Kieran Feighan, president of Engineers Ireland, illustrates the disproportionate settlement of people around Dublin – the city accounts for 28 per cent of the national population but just 1 per cent of the land in the country. Last week's census 2016 statistics on commuting showed Dublin's daytime workforce surpassing 500,000 for the first time – a figure that is five times that of Cork, the next biggest.
Greater investment in public transport from Dublin to the less densely populated surrounding areas creating “high-density transport corridors” is one solution albeit a long-term one, says Feighan.

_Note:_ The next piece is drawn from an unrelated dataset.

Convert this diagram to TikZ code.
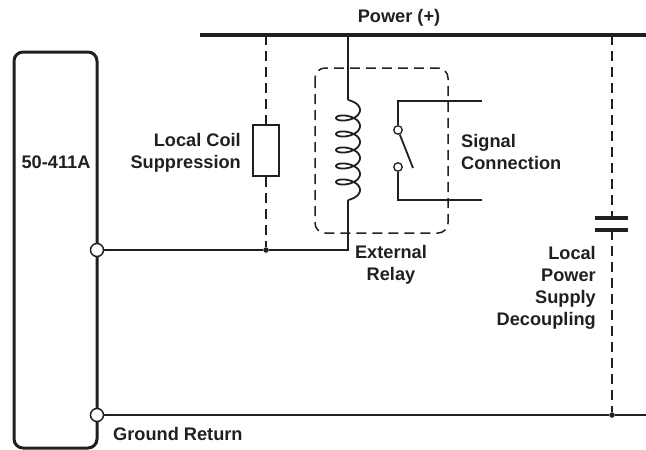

“No matter how you slice or dice it, you are going to have a major problem of demand versus supply in the Dublin area,” he said. “Being close to your employment from where we have traditionally lived is just not sustainable, particularly given how we have developed Dublin as a low-density city.”
For a complex, multifaceted crisis like this one, a variety of imaginative solutions are required.
“In a housing crisis, you have to take bold moves but nobody is taking them,” said O’Mahony. “There are any number of possibilities being floated about how you build affordable houses but nobody is listening.”
Murphy should have plenty to fill his notebook at today’s summit.